BS:Rupee at 56 again: blame the economic fundamentals
The rupee has once again touched the psychological 56 mark against the dollar. The reason this level gains importance among currency traders is because the rupee has tested this level on nine occasions in the last five months. The rupee has been gyrating between 55-56 levels since May 2012. The Reserve Bank of India is believed to intervene every time the currency touches the 56 level pushing the currency back towards 55 levels. This 56 level is now the new battleground between the central bank and the market. Economic data coming out of the country and the developments in global markets indicate that the central bank is fighting a tough battle.

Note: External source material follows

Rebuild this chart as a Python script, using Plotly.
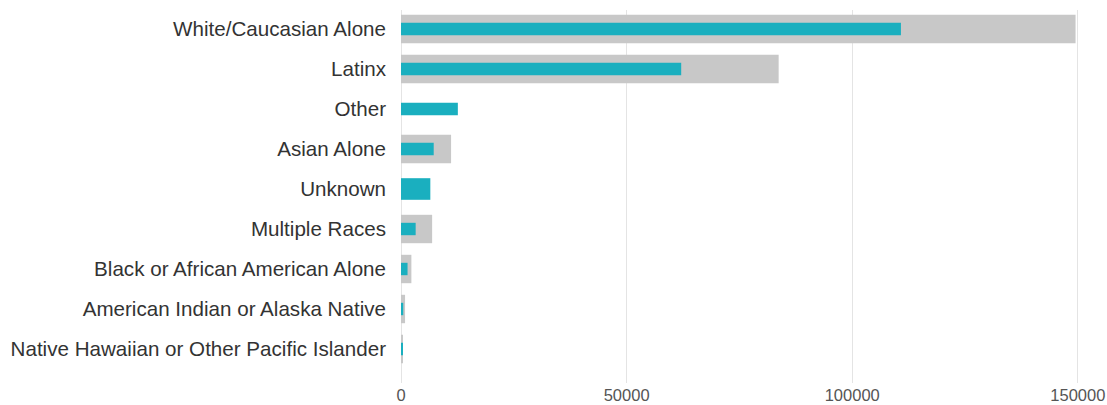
import plotly.graph_objects as go

categories = [
    "White/Caucasian Alone",
    "Latinx",
    "Other",
    "Asian Alone",
    "Unknown",
    "Multiple Races",
    "Black or African American Alone",
    "American Indian or Alaska Native",
    "Native Hawaiian or Other Pacific Islander",
]
gray_values = [149500, 83700, 0, 11100, 0, 6900, 2300, 900, 300]
teal_values = [110800, 62100, 12600, 7250, 6500, 3250, 1450, 500, 350]
x_ticks = [0, 50000, 100000, 150000]

teal_widths = [0.54 if c == "Unknown" else 0.31 for c in categories]

fig = go.Figure()
fig.add_trace(go.Bar(
    y=categories, x=gray_values, orientation="h",
    marker=dict(color="#C8C8C8", line=dict(width=0)),
    width=0.71, showlegend=False, hoverinfo="x+y",
))
fig.add_trace(go.Bar(
    y=categories, x=teal_values, orientation="h",
    marker=dict(color="#1AAFBF", line=dict(width=0)),
    width=teal_widths, showlegend=False, hoverinfo="x+y",
))

fig.update_layout(
    barmode="overlay",
    width=1107, height=405,
    margin=dict(l=401, r=17, t=10, b=22, pad=0),
    plot_bgcolor="white", paper_bgcolor="white",
    font=dict(family="Liberation Sans, Arial, sans-serif"),
    xaxis=dict(
        range=[0, 152700], tickvals=x_ticks,
        ticktext=[str(v) for v in x_ticks],
        showgrid=True, gridcolor="#E4E4E4", gridwidth=1,
        zeroline=True, zerolinecolor="#E4E4E4", zerolinewidth=1,
        showline=False, ticks="", automargin=False,
        tickfont=dict(size=16.5, color="#555555"),
        fixedrange=True,
    ),
    yaxis=dict(
        categoryorder="array", categoryarray=categories,
        range=[8.85, -0.475], autorange=False,
        showgrid=False, zeroline=False, showline=False, ticks="",
        ticklabelstandoff=14, automargin=False,
        tickfont=dict(size=20.6, color="#333333"),
        fixedrange=True,
    ),
)

fig.write_html("out.html")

The recent rise in the rupee is on account of rising oil prices, which have moved up by 17% in three months. Oil refiners are being reported to be buying dollars in the market, while at the same time importers have stepped up purchases of gold, which has touched an all-time high level of Rs 32,758 for 10 gms. Gold prices are up 5.1% over the last three months. Nearly 45% of India’s imports are on account of imports of these commodities.
A decline in exports by 15% for the month of July 2012 announced recently contributed to the depreciation of the rupee.

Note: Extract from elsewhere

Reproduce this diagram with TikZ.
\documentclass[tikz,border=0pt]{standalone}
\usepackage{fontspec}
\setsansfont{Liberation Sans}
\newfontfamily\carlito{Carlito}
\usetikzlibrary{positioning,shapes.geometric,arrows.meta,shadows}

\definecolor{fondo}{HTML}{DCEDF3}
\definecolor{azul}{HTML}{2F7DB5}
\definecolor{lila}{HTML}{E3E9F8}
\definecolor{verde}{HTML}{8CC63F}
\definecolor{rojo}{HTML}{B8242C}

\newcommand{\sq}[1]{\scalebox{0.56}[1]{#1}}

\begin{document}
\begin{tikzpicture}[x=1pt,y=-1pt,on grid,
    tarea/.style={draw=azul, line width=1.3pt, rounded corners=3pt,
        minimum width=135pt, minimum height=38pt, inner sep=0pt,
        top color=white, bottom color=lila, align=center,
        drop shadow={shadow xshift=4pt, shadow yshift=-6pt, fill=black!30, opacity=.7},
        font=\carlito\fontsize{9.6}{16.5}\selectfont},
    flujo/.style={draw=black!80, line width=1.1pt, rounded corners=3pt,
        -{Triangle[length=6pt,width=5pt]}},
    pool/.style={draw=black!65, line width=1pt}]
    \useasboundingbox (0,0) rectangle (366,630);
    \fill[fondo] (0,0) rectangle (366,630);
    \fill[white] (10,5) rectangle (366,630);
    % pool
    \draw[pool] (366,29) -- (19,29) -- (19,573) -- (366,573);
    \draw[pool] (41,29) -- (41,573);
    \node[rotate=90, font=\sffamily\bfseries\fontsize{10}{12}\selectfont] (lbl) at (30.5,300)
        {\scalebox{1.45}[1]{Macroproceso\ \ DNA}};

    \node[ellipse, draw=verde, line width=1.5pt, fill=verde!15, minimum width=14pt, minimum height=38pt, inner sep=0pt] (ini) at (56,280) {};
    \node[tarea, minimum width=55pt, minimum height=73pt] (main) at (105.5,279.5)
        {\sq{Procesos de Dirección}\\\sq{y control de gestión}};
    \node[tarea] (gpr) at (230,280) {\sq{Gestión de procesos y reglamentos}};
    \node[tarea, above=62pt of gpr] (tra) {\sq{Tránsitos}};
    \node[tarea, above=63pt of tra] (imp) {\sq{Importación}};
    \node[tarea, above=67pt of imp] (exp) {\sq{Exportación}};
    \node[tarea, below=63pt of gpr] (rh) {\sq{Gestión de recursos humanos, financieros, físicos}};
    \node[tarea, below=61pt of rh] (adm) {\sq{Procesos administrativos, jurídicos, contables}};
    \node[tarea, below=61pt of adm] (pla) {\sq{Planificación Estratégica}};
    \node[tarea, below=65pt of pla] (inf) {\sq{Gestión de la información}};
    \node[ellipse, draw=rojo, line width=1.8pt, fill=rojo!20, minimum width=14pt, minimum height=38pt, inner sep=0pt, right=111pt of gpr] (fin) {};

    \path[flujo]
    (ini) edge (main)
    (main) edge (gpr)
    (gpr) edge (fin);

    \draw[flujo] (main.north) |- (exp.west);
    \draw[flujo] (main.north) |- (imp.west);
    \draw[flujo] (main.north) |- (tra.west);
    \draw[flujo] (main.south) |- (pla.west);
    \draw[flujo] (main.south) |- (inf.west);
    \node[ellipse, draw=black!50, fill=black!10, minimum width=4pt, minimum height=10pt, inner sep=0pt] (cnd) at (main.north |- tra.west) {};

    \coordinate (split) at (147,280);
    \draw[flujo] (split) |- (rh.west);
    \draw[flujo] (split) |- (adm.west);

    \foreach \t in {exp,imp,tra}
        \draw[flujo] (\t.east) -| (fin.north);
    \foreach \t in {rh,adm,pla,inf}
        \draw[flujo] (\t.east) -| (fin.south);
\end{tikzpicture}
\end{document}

While currency markets globally are volatile ahead of the important announcement expected from European Central Bank President Mario Draghi, experts feel the rupee’s decline has more to do with the country’s fundamentals. In an interview on Bloomberg TV, Andrew Swan, managing director and head Asia equities at fund manager Blackrock said that the rupee will stay weak given the deficit issue. Slowing economy is giving the central bank little room to manoeuvre.

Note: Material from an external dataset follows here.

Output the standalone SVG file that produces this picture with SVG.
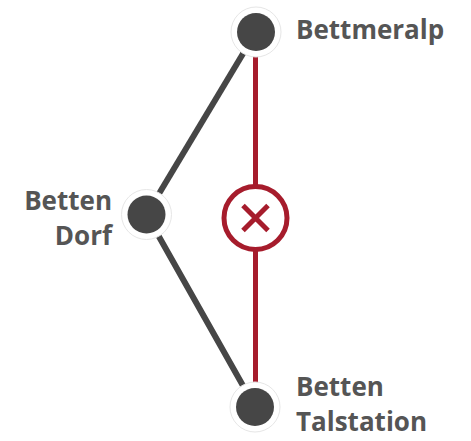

In its report on India’s Balance of Payments (BoP) situation said that chronic problem in the BoP is likely to intensify which can push the currency to record levels of 60 against the dollar. The report, however, mentions that global stimulus can push the currency to the 54.50 levels along with a narrowing current account deficit, but this is likely to be only a brief respite.
Nomura feels political gridlock and policy paralysis will keep investors away adding to the pressure on the currency. Though the country has attracted the highest level of inflows from foreign institutional investors on a year-to-date basis, the depreciating currency highlights the structural issue. Nomura feels there can be renewed depreciation pressure on the rupee with the rising risk of a sovereign credit rating downgrade.